§ **Task brief**:
The line holding "import seaborn as sns" is the last one to output; start at the first line of the data, keep every line in between exactly, and leave out pictures.

§ **Data section**:
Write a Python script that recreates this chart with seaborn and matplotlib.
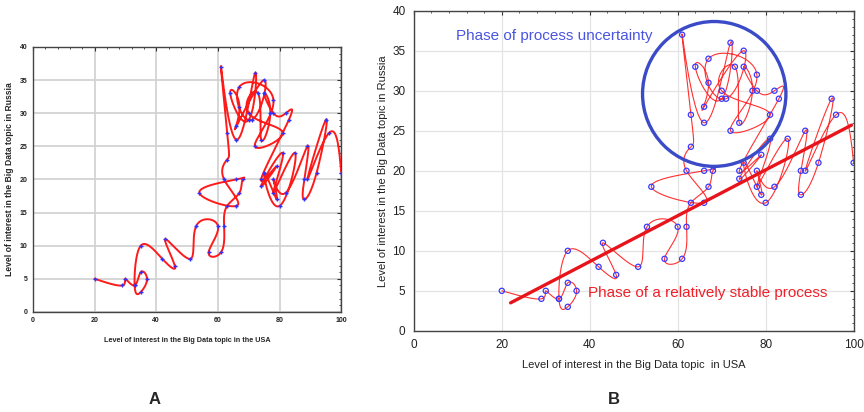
import numpy as np
import pandas as pd
import matplotlib
matplotlib.use("Agg")
import matplotlib.pyplot as plt
from matplotlib.patches import Ellipse
from matplotlib.ticker import MultipleLocator
import seaborn as sns

# ---- data (time-ordered observations) ----
usa = [20, 29, 30, 33, 35, 37, 35, 33, 35, 42, 46, 43, 51, 53, 60, 57, 61, 62,
       63, 67, 68, 66, 54, 66, 62, 63, 63, 61, 66, 72, 70, 64, 67, 66, 75, 71,
       67, 78, 72, 81, 70, 73, 74, 77, 75, 78, 82, 83, 74, 79, 74, 81, 78, 85,
       80, 75, 79, 78, 82, 89, 88, 88, 92, 95, 89, 96, 100]
russia = [5, 4, 5, 4, 6, 5, 3, 4, 10, 8, 7, 11, 8, 13, 13, 9, 9, 13,
          16, 18, 20, 20, 18, 16, 20, 23, 27, 37, 26, 36, 29, 33, 31, 28, 35, 29,
          34, 32, 25, 27, 30, 33, 26, 30, 33, 30, 30, 29, 20, 22, 19, 24, 18, 24,
          16, 21, 17, 20, 18, 25, 20, 17, 21, 29, 20, 27, 21]

# trend line of the stable phase
trend_usa = [22, 99.5]
trend_russia = [3.5, 25.7]

x_ticks = [0, 20, 40, 60, 80, 100]
y_ticks = [0, 5, 10, 15, 20, 25, 30, 35, 40]

label_x_a = "Level of interest in the Big Data topic in the USA"
label_y_a = "Level of interest in the Big Data topic in Russia"
label_x_b = "Level of interest in the Big Data topic  in USA"
label_y_b = "Level of interest in the Big Data topic in Russia"
text_unc = "Phase of process uncertainty"
text_stable = "Phase of a relatively stable process"


def natural_spline(v, n=24):
    v = np.asarray(v, float)
    m = len(v)
    A = np.zeros((m, m))
    b = np.zeros(m)
    A[0, 0] = A[-1, -1] = 1.0
    for i in range(1, m - 1):
        A[i, i - 1], A[i, i], A[i, i + 1] = 1.0, 4.0, 1.0
        b[i] = 6.0 * (v[i + 1] - 2 * v[i] + v[i - 1])
    M = np.linalg.solve(A, b)
    out = []
    t = np.linspace(0, 1, n, endpoint=False)
    for i in range(m - 1):
        s = (M[i] * (1 - t) ** 3 / 6 + M[i + 1] * t ** 3 / 6 +
             (v[i] - M[i] / 6) * (1 - t) + (v[i + 1] - M[i + 1] / 6) * t)
        out.append(s)
    out.append([v[-1]])
    return np.concatenate(out)


df = pd.DataFrame({"usa": usa, "russia": russia})
curve = pd.DataFrame({"usa": natural_spline(usa),
                      "russia": natural_spline(russia)})
trend = pd.DataFrame({"usa": trend_usa, "russia": trend_russia})

sns.set_style("white")
plt.rcParams["font.family"] = ["Liberation Sans", "DejaVu Sans"]

fig = plt.figure(figsize=(8.64, 4.12), dpi=100)
axA = fig.add_axes([0.038, 0.243, 0.357, 0.643])
axB = fig.add_axes([0.479, 0.197, 0.509, 0.777])

# ---- Panel A ----
sns.lineplot(data=curve, x="usa", y="russia", sort=False, ax=axA,
             color="#ff1a1a", lw=1.4, estimator=None, zorder=3)
sns.scatterplot(data=df, x="usa", y="russia", ax=axA, marker="+",
                color="#3030ff", s=12, linewidth=1.0, zorder=4)

# ---- Panel B ----
sns.lineplot(data=curve, x="usa", y="russia", sort=False, ax=axB,
             color="#ff3030", lw=0.8, estimator=None, zorder=3)
sns.scatterplot(data=df, x="usa", y="russia", ax=axB, marker="o",
                facecolor="none", edgecolor="#3a3aff", s=14, linewidth=0.9,
                zorder=4)
sns.lineplot(data=trend, x="usa", y="russia", ax=axB, color="#e8141c",
             lw=2.4, zorder=5, estimator=None)
axB.add_patch(Ellipse((68.3, 29.6), 32.6, 18.1, fill=False,
                      edgecolor="#3b4bc8", lw=2.4, zorder=6))
axB.text(9.5, 36.8, text_unc, color="#4a55e0", fontsize=11, va="center",
         ha="left")
axB.text(39.5, 4.7, text_stable, color="#f0202a", fontsize=11,
         va="center", ha="left")

for ax, grid_c, grid_w, fs, fw, pad in [(axA, "#d0d0d0", 1.2, 5, "bold", 4),
                                        (axB, "#e4e4e4", 0.9, 8.5, "normal", 6)]:
    ax.set_xlim(0, 100)
    ax.set_ylim(0, 40)
    ax.set_xticks(x_ticks)
    ax.set_yticks(y_ticks)
    ax.xaxis.set_minor_locator(MultipleLocator(4))
    ax.yaxis.set_minor_locator(MultipleLocator(1))
    ax.grid(True, which="major", color=grid_c, lw=grid_w, zorder=0)
    ax.set_axisbelow(True)
    ax.tick_params(which="both", direction="in", top=True, right=True,
                   labelsize=fs, colors="#333333", labelcolor="#222222",
                   pad=pad)
    ax.tick_params(which="major", length=3, width=0.8)
    ax.tick_params(which="minor", length=1.5, width=0.6)
    for lab in ax.get_xticklabels() + ax.get_yticklabels():
        lab.set_fontweight(fw)
    for sp in ax.spines.values():
        sp.set_color("#444444")
        sp.set_linewidth(1.0)

axA.set_xlabel(label_x_a, fontsize=5.2, fontweight="bold")
axA.set_ylabel(label_y_a, fontsize=6.2, fontweight="bold")
axA.xaxis.set_label_coords(0.5, -0.094)
axA.yaxis.set_label_coords(-0.062, 0.5)
axB.set_xlabel(label_x_b, fontsize=8, color="#222222")
axB.set_ylabel(label_y_b, fontsize=8, color="#222222")
axB.xaxis.set_label_coords(0.5, -0.09)
axB.yaxis.set_label_coords(-0.058, 0.5)

fig.text(155 / 864, 1 - 400 / 412, "A", fontsize=12, fontweight="bold",
         ha="center", va="center")
fig.text(614 / 864, 1 - 400 / 412, "B", fontsize=12, fontweight="bold",
         ha="center", va="center")

fig.savefig("out.png", dpi=100)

§ **The completed task**:
Write a Python script that recreates this chart with seaborn and matplotlib.
import numpy as np
import pandas as pd
import matplotlib
matplotlib.use("Agg")
import matplotlib.pyplot as plt
from matplotlib.patches import Ellipse
from matplotlib.ticker import MultipleLocator
import seaborn as sns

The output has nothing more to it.